------ DATASET SECTION ------
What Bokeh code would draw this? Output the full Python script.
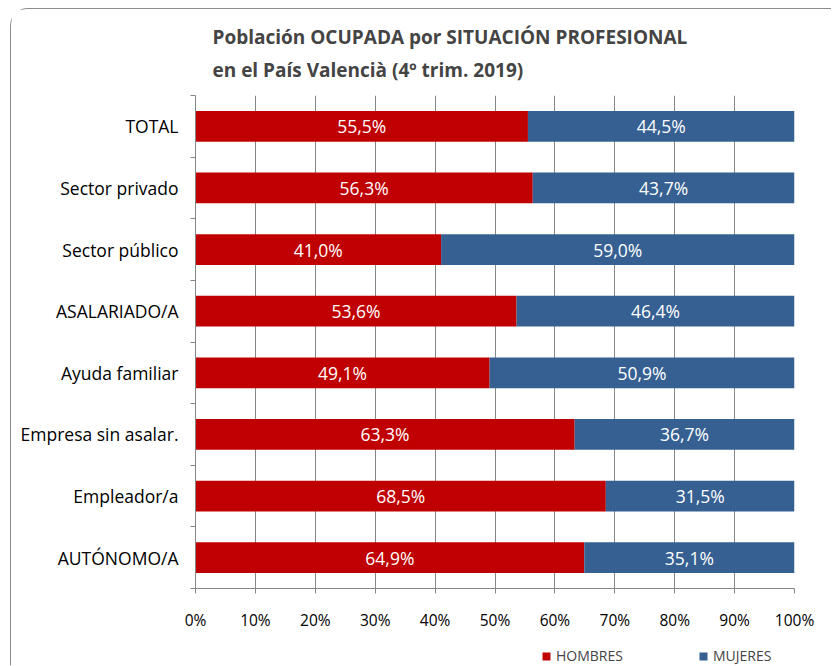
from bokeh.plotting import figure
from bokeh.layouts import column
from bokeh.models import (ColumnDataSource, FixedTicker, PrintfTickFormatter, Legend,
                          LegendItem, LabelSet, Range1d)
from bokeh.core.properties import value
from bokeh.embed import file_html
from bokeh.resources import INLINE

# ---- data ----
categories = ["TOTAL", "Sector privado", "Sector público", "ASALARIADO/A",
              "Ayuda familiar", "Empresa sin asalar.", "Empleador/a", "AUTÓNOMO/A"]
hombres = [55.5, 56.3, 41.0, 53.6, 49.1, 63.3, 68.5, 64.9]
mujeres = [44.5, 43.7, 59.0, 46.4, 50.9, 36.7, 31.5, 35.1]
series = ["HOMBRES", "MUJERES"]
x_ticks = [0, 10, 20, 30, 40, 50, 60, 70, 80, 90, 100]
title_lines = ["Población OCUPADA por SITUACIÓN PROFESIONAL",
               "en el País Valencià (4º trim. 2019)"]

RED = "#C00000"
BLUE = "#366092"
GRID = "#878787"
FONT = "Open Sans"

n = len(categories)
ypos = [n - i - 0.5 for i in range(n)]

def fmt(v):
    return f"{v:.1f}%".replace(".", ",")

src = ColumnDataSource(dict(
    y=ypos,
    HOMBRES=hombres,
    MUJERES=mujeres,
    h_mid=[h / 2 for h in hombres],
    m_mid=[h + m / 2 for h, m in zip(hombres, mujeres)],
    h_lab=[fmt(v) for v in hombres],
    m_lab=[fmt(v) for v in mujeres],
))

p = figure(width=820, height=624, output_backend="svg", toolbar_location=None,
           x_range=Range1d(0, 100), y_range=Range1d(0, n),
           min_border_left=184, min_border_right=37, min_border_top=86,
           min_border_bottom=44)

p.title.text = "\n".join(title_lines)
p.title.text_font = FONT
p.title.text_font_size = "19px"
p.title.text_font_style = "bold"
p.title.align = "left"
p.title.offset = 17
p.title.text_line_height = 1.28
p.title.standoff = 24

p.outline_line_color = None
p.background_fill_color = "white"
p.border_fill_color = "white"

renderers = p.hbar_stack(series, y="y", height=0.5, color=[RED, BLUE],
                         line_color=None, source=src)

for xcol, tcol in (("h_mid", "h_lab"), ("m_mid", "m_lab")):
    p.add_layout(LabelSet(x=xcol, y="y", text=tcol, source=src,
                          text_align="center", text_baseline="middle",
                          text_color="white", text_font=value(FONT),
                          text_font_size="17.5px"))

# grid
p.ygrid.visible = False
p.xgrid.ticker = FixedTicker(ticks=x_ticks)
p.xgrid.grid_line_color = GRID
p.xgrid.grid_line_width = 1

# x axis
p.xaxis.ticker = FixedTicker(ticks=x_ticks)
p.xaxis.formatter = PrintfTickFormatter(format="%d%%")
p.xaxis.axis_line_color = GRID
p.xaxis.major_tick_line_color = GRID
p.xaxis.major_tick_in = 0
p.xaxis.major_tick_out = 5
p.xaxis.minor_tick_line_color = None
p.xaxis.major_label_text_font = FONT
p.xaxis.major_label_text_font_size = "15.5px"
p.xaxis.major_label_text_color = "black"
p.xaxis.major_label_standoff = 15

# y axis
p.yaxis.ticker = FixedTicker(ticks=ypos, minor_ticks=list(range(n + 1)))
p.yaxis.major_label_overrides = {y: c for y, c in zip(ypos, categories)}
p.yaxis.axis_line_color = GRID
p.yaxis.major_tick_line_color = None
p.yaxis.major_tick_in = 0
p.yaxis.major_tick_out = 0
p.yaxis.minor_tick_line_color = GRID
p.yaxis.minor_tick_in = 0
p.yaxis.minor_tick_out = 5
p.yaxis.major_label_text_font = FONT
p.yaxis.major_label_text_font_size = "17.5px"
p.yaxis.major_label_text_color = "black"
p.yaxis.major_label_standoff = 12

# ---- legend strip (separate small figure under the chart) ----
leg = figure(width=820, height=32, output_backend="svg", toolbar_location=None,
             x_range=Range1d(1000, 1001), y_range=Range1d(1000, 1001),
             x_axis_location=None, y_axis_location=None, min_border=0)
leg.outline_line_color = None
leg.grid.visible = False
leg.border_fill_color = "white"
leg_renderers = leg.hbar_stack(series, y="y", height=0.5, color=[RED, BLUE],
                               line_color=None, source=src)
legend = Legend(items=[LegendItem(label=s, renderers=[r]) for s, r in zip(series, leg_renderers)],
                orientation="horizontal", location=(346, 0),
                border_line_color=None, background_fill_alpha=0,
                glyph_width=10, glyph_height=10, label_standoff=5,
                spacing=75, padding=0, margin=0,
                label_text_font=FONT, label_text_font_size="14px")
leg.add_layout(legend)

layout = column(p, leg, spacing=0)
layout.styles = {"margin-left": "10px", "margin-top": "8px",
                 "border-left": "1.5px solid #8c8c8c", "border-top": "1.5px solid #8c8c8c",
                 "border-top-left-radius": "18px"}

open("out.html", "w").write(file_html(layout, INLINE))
------
== PROBLEM DETAILS ==
Without the pictures, transcribe the listing above exactly.

== FINISHED ANSWER ==
What Bokeh code would draw this? Output the full Python script.
from bokeh.plotting import figure
from bokeh.layouts import column
from bokeh.models import (ColumnDataSource, FixedTicker, PrintfTickFormatter, Legend,
                          LegendItem, LabelSet, Range1d)
from bokeh.core.properties import value
from bokeh.embed import file_html
from bokeh.resources import INLINE

# ---- data ----
categories = ["TOTAL", "Sector privado", "Sector público", "ASALARIADO/A",
              "Ayuda familiar", "Empresa sin asalar.", "Empleador/a", "AUTÓNOMO/A"]
hombres = [55.5, 56.3, 41.0, 53.6, 49.1, 63.3, 68.5, 64.9]
mujeres = [44.5, 43.7, 59.0, 46.4, 50.9, 36.7, 31.5, 35.1]
series = ["HOMBRES", "MUJERES"]
x_ticks = [0, 10, 20, 30, 40, 50, 60, 70, 80, 90, 100]
title_lines = ["Población OCUPADA por SITUACIÓN PROFESIONAL",
               "en el País Valencià (4º trim. 2019)"]

RED = "#C00000"
BLUE = "#366092"
GRID = "#878787"
FONT = "Open Sans"

n = len(categories)
ypos = [n - i - 0.5 for i in range(n)]

def fmt(v):
    return f"{v:.1f}%".replace(".", ",")

src = ColumnDataSource(dict(
    y=ypos,
    HOMBRES=hombres,
    MUJERES=mujeres,
    h_mid=[h / 2 for h in hombres],
    m_mid=[h + m / 2 for h, m in zip(hombres, mujeres)],
    h_lab=[fmt(v) for v in hombres],
    m_lab=[fmt(v) for v in mujeres],
))

p = figure(width=820, height=624, output_backend="svg", toolbar_location=None,
           x_range=Range1d(0, 100), y_range=Range1d(0, n),
           min_border_left=184, min_border_right=37, min_border_top=86,
           min_border_bottom=44)

p.title.text = "\n".join(title_lines)
p.title.text_font = FONT
p.title.text_font_size = "19px"
p.title.text_font_style = "bold"
p.title.align = "left"
p.title.offset = 17
p.title.text_line_height = 1.28
p.title.standoff = 24

p.outline_line_color = None
p.background_fill_color = "white"
p.border_fill_color = "white"

renderers = p.hbar_stack(series, y="y", height=0.5, color=[RED, BLUE],
                         line_color=None, source=src)

for xcol, tcol in (("h_mid", "h_lab"), ("m_mid", "m_lab")):
    p.add_layout(LabelSet(x=xcol, y="y", text=tcol, source=src,
                          text_align="center", text_baseline="middle",
                          text_color="white", text_font=value(FONT),
                          text_font_size="17.5px"))

# grid
p.ygrid.visible = False
p.xgrid.ticker = FixedTicker(ticks=x_ticks)
p.xgrid.grid_line_color = GRID
p.xgrid.grid_line_width = 1

# x axis
p.xaxis.ticker = FixedTicker(ticks=x_ticks)
p.xaxis.formatter = PrintfTickFormatter(format="%d%%")
p.xaxis.axis_line_color = GRID
p.xaxis.major_tick_line_color = GRID
p.xaxis.major_tick_in = 0
p.xaxis.major_tick_out = 5
p.xaxis.minor_tick_line_color = None
p.xaxis.major_label_text_font = FONT
p.xaxis.major_label_text_font_size = "15.5px"
p.xaxis.major_label_text_color = "black"
p.xaxis.major_label_standoff = 15

# y axis
p.yaxis.ticker = FixedTicker(ticks=ypos, minor_ticks=list(range(n + 1)))
p.yaxis.major_label_overrides = {y: c for y, c in zip(ypos, categories)}
p.yaxis.axis_line_color = GRID
p.yaxis.major_tick_line_color = None
p.yaxis.major_tick_in = 0
p.yaxis.major_tick_out = 0
p.yaxis.minor_tick_line_color = GRID
p.yaxis.minor_tick_in = 0
p.yaxis.minor_tick_out = 5
p.yaxis.major_label_text_font = FONT
p.yaxis.major_label_text_font_size = "17.5px"
p.yaxis.major_label_text_color = "black"
p.yaxis.major_label_standoff = 12

# ---- legend strip (separate small figure under the chart) ----
leg = figure(width=820, height=32, output_backend="svg", toolbar_location=None,
             x_range=Range1d(1000, 1001), y_range=Range1d(1000, 1001),
             x_axis_location=None, y_axis_location=None, min_border=0)
leg.outline_line_color = None
leg.grid.visible = False
leg.border_fill_color = "white"
leg_renderers = leg.hbar_stack(series, y="y", height=0.5, color=[RED, BLUE],
                               line_color=None, source=src)
legend = Legend(items=[LegendItem(label=s, renderers=[r]) for s, r in zip(series, leg_renderers)],
                orientation="horizontal", location=(346, 0),
                border_line_color=None, background_fill_alpha=0,
                glyph_width=10, glyph_height=10, label_standoff=5,
                spacing=75, padding=0, margin=0,
                label_text_font=FONT, label_text_font_size="14px")
leg.add_layout(legend)

layout = column(p, leg, spacing=0)
layout.styles = {"margin-left": "10px", "margin-top": "8px",
                 "border-left": "1.5px solid #8c8c8c", "border-top": "1.5px solid #8c8c8c",
                 "border-top-left-radius": "18px"}

open("out.html", "w").write(file_html(layout, INLINE))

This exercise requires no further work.